There was a lot of contention in Salem, with tensions brewing over new immigrants, religion, land and neighbors turning against each other and outsiders.

On top of this, the Puritans were losing their grip on society as England turned its attention toward the colonies and started placing more constraints on them and pushing for more religious tolerance. This prompted insecurity from leaders who were desperate to keep control.

“A lot of witchcraft is about scapegoating,” Parr added. “A lot of the accused didn’t fit neatly into the very, very conformist society. And when hysteria happens, those people are more vulnerable.” 

Many of the accused were outsiders in society, Parr said, whether they were known for being confrontational or were not white like Tituba, an enslaved woman of African and Indigenous descent who was one of the first to face witchcraft accusations.

4. The accused witches were burned

Were witches burned? Absolutely, said Parr. But this mostly happened over in Europe. Most of the accused were hanged (with the exception of Giles Corey who was crushed to death).

“There were no witch bonfires in this particular case,” Parr added.

5. The witchcraft looked like what we associate with magic today

Walk down downtown Salem and you’ll find herbalists, tarot card readers, and tourist shops selling wands and crystals.
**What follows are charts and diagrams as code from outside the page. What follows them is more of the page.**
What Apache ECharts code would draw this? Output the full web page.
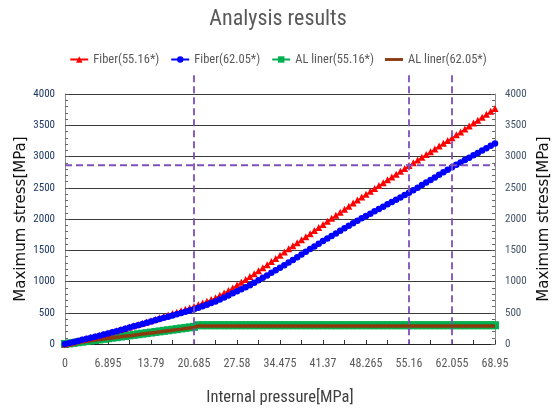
<!DOCTYPE html>
<html><head><meta charset="utf-8">
<script src="https://cdn.jsdelivr.net/npm/echarts@6/dist/echarts.min.js"></script>
<style>html,body{margin:0;padding:0;background:#fff}#c{width:556px;height:411px}</style>
</head><body><div id="c"></div>
<script>
const xStep = 0.6895;
const xTickLabels = ["0","6.895","13.79","20.685","27.58","34.475","41.37","48.265","55.16","62.055","68.95"];
const fiber5516 = [0,17,34,52,69,86,103,120,138,155,172,192,212,233,253,273,293,313,334,354,374,397,419,442,464,487,510,532,555,577,600,628,656,684,712,740,779,818,857,898,943,989,1034,1079,1126,1173,1220,1268,1319,1370,1421,1472,1524,1572,1620,1669,1717,1766,1815,1864,1913,1963,2012,2060,2109,2158,2206,2255,2303,2352,2398,2444,2489,2535,2581,2627,2673,2718,2764,2810,2855,2900,2944,2989,3033,3078,3122,3167,3211,3256,3300,3347,3394,3441,3488,3535,3582,3629,3676,3723,3770];
const fiber6205 = [0,17,34,50,67,84,101,118,134,151,168,187,206,226,245,264,283,302,322,341,360,380,399,419,438,458,477,497,516,536,555,580,605,630,655,680,713,745,778,811,843,876,908,942,981,1020,1059,1098,1139,1181,1221,1262,1303,1346,1389,1432,1476,1519,1561,1604,1647,1690,1730,1770,1811,1851,1891,1931,1971,2012,2049,2086,2123,2160,2198,2235,2272,2309,2346,2383,2420,2461,2502,2543,2584,2625,2666,2707,2748,2789,2830,2868,2906,2944,2982,3020,3058,3096,3134,3172,3210];
const liner5516 = [0,9,18,28,37,46,55,64,73,83,92,101,110,119,128,138,147,156,165,174,183,193,202,211,220,229,238,248,257,266,275,300,300,300,300,300,300,300,300,300,300,300,300,300,300,300,300,300,300,300,300,300,300,300,300,300,300,300,300,300,300,300,300,300,300,300,300,300,300,300,300,300,300,300,300,300,300,300,300,300,300,300,300,300,300,300,300,300,300,300,300,300,300,300,300,300,300,300,300,300,300];
const liner6205 = [0,9,18,26,35,44,53,62,71,79,88,97,106,115,124,132,141,150,159,168,177,185,194,203,212,221,230,238,247,256,265,288,288,288,288,288,288,288,288,288,288,288,288,288,288,288,288,288,288,288,288,288,288,288,288,288,288,288,288,288,288,288,288,288,288,288,288,288,288,288,288,288,288,288,288,288,288,288,288,288,288,288,288,288,288,288,288,288,288,288,288,288,288,288,288,288,288,288,288,288,288];
const seriesNames = ["Fiber(55.16*)","Fiber(62.05*)","AL liner(55.16*)","AL liner(62.05*)"];
const guideX = [20.685, 55.16, 62.055];
const guideY = 2860;
const guideYTop = 4300, guideYBottom = 0;

function pairs(arr){ return arr.map((v,i)=>[+(i*xStep).toFixed(4), v]); }
const FN = '"Liberation Sans Narrow","Roboto Condensed","Arial Narrow",Roboto,sans-serif';
const chart = echarts.init(document.getElementById('c'), null, {renderer:'canvas'});
const guideColor = '#7f4fbb';
const series = [
  {name:seriesNames[0], type:'line', data:pairs(fiber5516), symbol:'triangle', symbolSize:7, showAllSymbol:true,
   itemStyle:{color:'#ff0000'}, lineStyle:{color:'#ff0000', width:1}, z:3},
  {name:seriesNames[1], type:'line', data:pairs(fiber6205), symbol:'circle', symbolSize:6.5, showAllSymbol:true,
   itemStyle:{color:'#0000ff'}, lineStyle:{color:'#0000ff', width:1}, z:4},
  {name:seriesNames[2], type:'line', data:pairs(liner5516), symbol:'rect', symbolSize:8, showAllSymbol:true,
   itemStyle:{color:'#00b050'}, lineStyle:{color:'#00b050', width:6}, z:2},
  {name:seriesNames[3], type:'line', data:pairs(liner6205), symbol:'none',
   itemStyle:{color:'#8b3a0e'}, lineStyle:{color:'#8b3a0e', width:3.5}, z:3}
];
series.push({type:'custom', silent:true, clip:false, z:6, data:guideX.map(x=>[x]),
  renderItem:(params, api)=>{
    const x = api.value(0);
    const p1 = api.coord([x, guideYTop]);
    const p2 = api.coord([x, guideYBottom]);
    return {type:'line', shape:{x1:p1[0], y1:p1[1], x2:p2[0], y2:p2[1]},
      style:{stroke:guideColor, lineWidth:1.8, lineDash:[7,4]}};
  }});
series.push({type:'line', data:[[0,guideY],[68.95,guideY]], symbol:'none', silent:true,
  lineStyle:{color:guideColor, width:1.8, type:[7,4]}, z:6});

const yAxisCommon = {
  type:'value', min:0, max:4000, interval:500,
  nameLocation:'middle', name:'Maximum stress[MPa]', nameMoveOverlap:false,
  nameTextStyle:{fontFamily:'"DejaVu Sans",Verdana,sans-serif', fontSize:15, color:'#111'},
  axisLine:{show:true, lineStyle:{color:'#8c8c8c', width:1}},
  axisTick:{show:true, inside:true, length:4, lineStyle:{color:'#555'}},
  minorTick:{show:true, splitNumber:5, length:3, lineStyle:{color:'#666'}},
};
chart.setOption({
  animation:false,
  title:{text:'Analysis results', left:'center', top:3,
    textStyle:{fontFamily:FN, fontSize:22, fontWeight:'normal', color:'#595959'}},
  legend:{top:48, left:'center', itemWidth:18, itemHeight:8, itemGap:11,
    data:[seriesNames[0], seriesNames[1], seriesNames[2], {name:seriesNames[3], icon:'path://M0,0H20V3.2H0Z'}],
    textStyle:{fontFamily:FN, fontSize:12.5, color:'#595959'}},
  grid:{left:65, right:61, top:94, bottom:67, outerBoundsMode:'none', containLabel:false},
  xAxis:{type:'value', min:0, max:68.95, interval:6.895,
    name:'Internal pressure[MPa]', nameLocation:'middle', nameGap:45, nameMoveOverlap:false,
    nameTextStyle:{fontFamily:FN, fontSize:16.5, color:'#404040'},
    axisLine:{lineStyle:{color:'#222', width:1}},
    axisTick:{show:true, inside:true, length:4, lineStyle:{color:'#333'}},
    minorTick:{show:true, splitNumber:2, length:4, lineStyle:{color:'#333'}},
    splitLine:{show:false},
    axisLabel:{margin:14, fontFamily:FN, fontSize:12, color:'#595959',
      formatter:(v)=>xTickLabels[Math.round(v/6.895)] ?? ''}},
  yAxis:[
    Object.assign({}, yAxisCommon, {position:'left', nameGap:36,
      splitLine:{show:true, lineStyle:{color:'#3a3a3a', width:1}},
      axisLabel:{margin:10, fontFamily:FN, fontSize:11, color:'#1f3864', formatter:(v)=>String(v)}}),
    Object.assign({}, yAxisCommon, {position:'right', nameGap:42, nameRotate:90,
      splitLine:{show:false},
      axisLabel:{margin:10, fontFamily:FN, fontSize:11, color:'#44546a', formatter:(v)=>String(v)}})
  ],
  series: series
});
</script></body></html>
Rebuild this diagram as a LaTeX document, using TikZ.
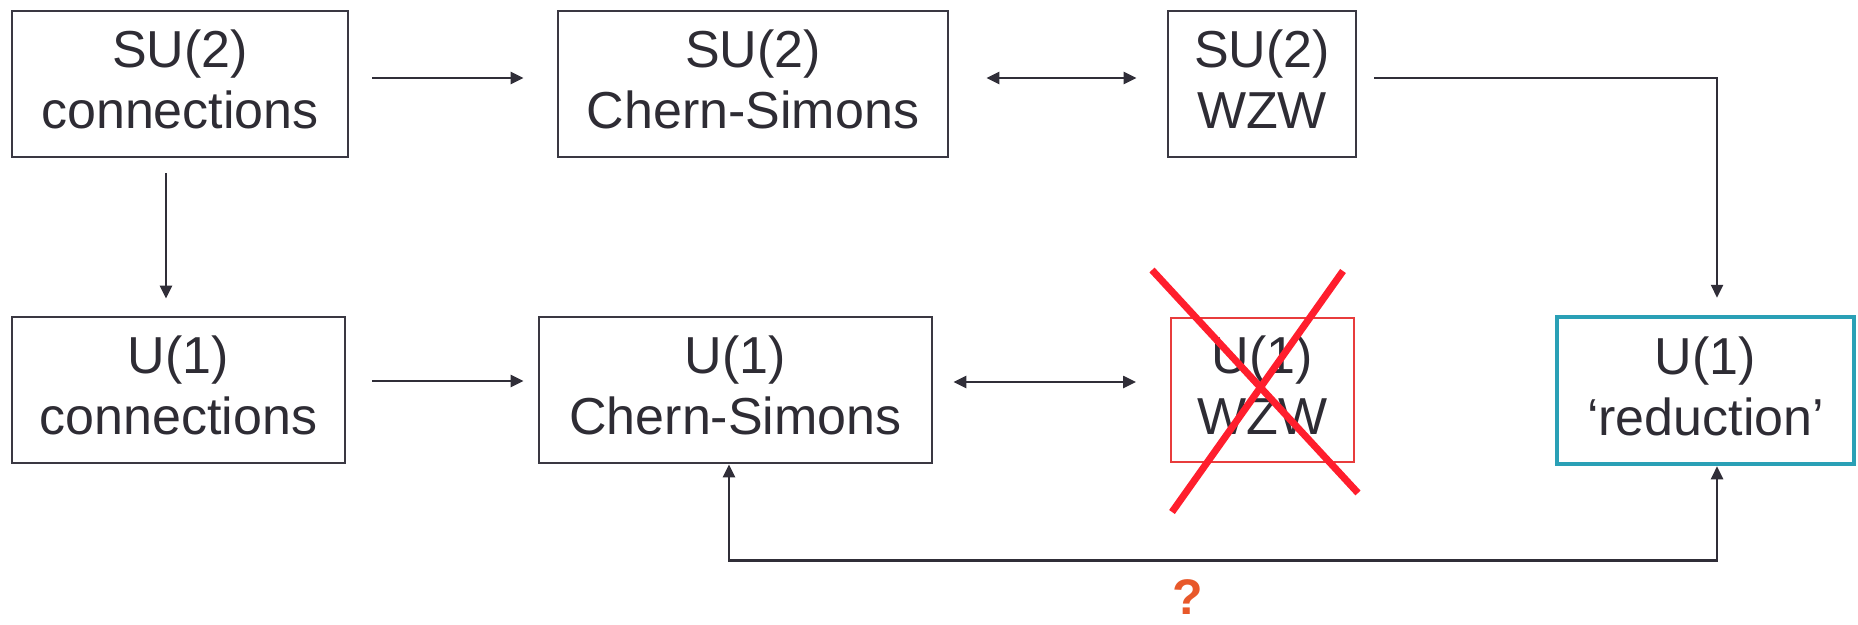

But this isn’t necessarily the same type of witchcraft people were accused of in the 1600s.

“If you go to Salem now, the shops that you’ll go to have so little to do with the witch trials,” said Nardone, who lives near the city. “What Salem seems to be honoring now is this idea of Halloween and the Wiccan tradition. The Salem witch trials had nothing to do with Wicca. … There’s this real disconnect between what we know as witches and what happened during the witch trials.”

At the heart of the Salem witch trials accusations was the devil, something that doesn’t exist in Wicca, a pagan religion based around nature.

“A lot of the cliches about (the Puritans) are cliches because they’re true,” Nardone said. “They were pretty rigid. They were Christian-based. And there was this idea that you didn’t want your soul near the devil. … The Wiccan tradition has nothing to do with the Christian ideas of god or the devil.”